Penelope Trappes’s second album delivers beautifully unsettling art installation dream pop while exploring interior worlds and minimal industrial zones

Penelope Trappes’s debut solo record One appeared last year on Glasgow’s Optimo Music and dealt in dystopian lullabies inspired by This Mortal Coil and Scott Walker. The soundscapes of Two – her follow-up on Houndstooth – no longer centre around a sparse piano and the dystopian realities are reconfigured as dreams gone wrong. Trappes further explores the interiors with an expanded, claustrophobic sonic palette. Her mournful yet hopeful dream pop has been submerged in art installation room tones on Two; it’s a beautifully immersive experience.

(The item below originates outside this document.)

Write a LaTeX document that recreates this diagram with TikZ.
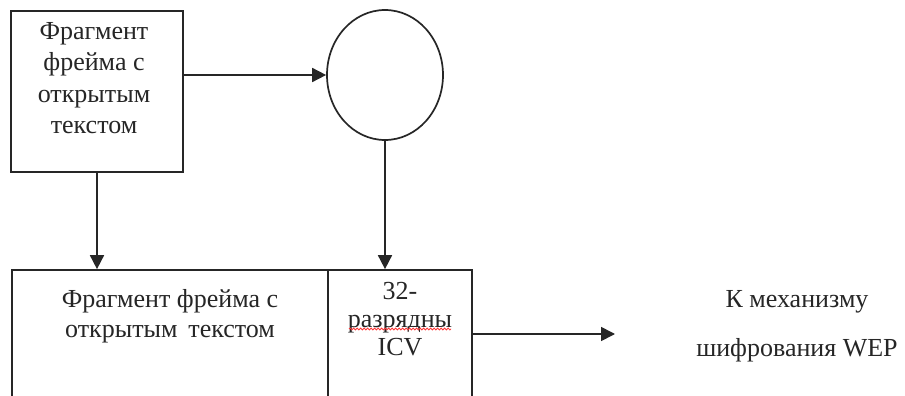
\documentclass[tikz,border=0pt]{standalone}
\usepackage{fontspec}
\setmainfont{Liberation Serif}
\usetikzlibrary{arrows.meta,shapes.geometric,decorations.pathmorphing}
\begin{document}
\begin{tikzpicture}[x=1pt,y=1pt,
  line/.style={draw=black!85,line width=1.7pt},
  arr/.style={line,-{Triangle[length=14pt,width=14pt]}},
  lbl/.style={font=\fontsize{26}{30}\selectfont,align=center,inner sep=0pt,text=black!85},
  boxn/.style={line,rectangle,inner sep=0pt}]
\useasboundingbox[fill=white] (0,0) rectangle (905,-396);
\node[boxn,minimum width=172pt,minimum height=161pt] (top) at (97,-91.5) {};
\node[line,ellipse,minimum width=116pt,minimum height=130pt,inner sep=0pt] (ell) at (385,-75) {};
\node[boxn,minimum width=316pt,minimum height=140pt] (cellA) at (170,-340) {};
\node[boxn,minimum width=144pt,minimum height=140pt] (cellB) at (400,-340) {};
\coordinate (tipK) at (615,-334);
\node[lbl,font=\fontsize{26}{31.5}\selectfont] (toptext) at (94,-78) {Фрагмент\\фрейма с\\открытым\\текстом};
\node[lbl] (atext) at (170,-316) {Фрагмент фрейма с\\открытым\, текстом};
\node[lbl,font=\fontsize{26}{28}\selectfont] (btext) at (400,-319) {32-\\разрядны\\ICV};
\node[lbl] (k1) at (797,-302) {К механизму};
\node[lbl] (k2) at (797,-350) {шифрования WEP};
\draw[red!80,line width=0.8pt,decorate,decoration={snake,amplitude=1pt,segment length=3.5pt}]
  ([xshift=-51pt,yshift=-10pt]btext.center) -- ([xshift=51pt,yshift=-10pt]btext.center);
\draw[arr] (top.east |- ell.west) -- (ell.west);
\draw[arr] (top.south) -- (top.south |- cellA.north);
\draw[arr] (ell.south) -- (ell.south |- cellB.north);
\draw[arr] (cellB.east |- tipK) -- (tipK);
\end{tikzpicture}
\end{document}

If more pop music adopted the glacial pacing of “Connector” then the world would surely be a more interesting place. Trappes breathes meaning into every word and the music erupts in slow motion around her voice. “I follow you, I follow you down”, she says as the track pulls everything downwards, heightened emotions tumbling off into the void. Elsewhere, pieces such as “Kismet” and “Exodus” recall the sound design of Dean Hurley or the minimal industrial zones of Abul Mogard (who recently remixed Trappes).

There are certainly qualities that suggest Trappes would make a fitting collaborator for David Lynch. She goes back to the source with “Maeve”, which channels This Mortal Coil’s “Song to the Siren” (a long-term Lynch favourite) or rather demands to take that track’s place within Lost Highway. It’s sensual and foreboding, an offer of escape or a plunge over the precipice.

Think of David Lynch producing Julee Cruise or Chrysta Bell, but without the need for Lynch to actually produce. Because it is clear with Two that Penelope Trappes doesn’t need to dream anybody else’s dreams.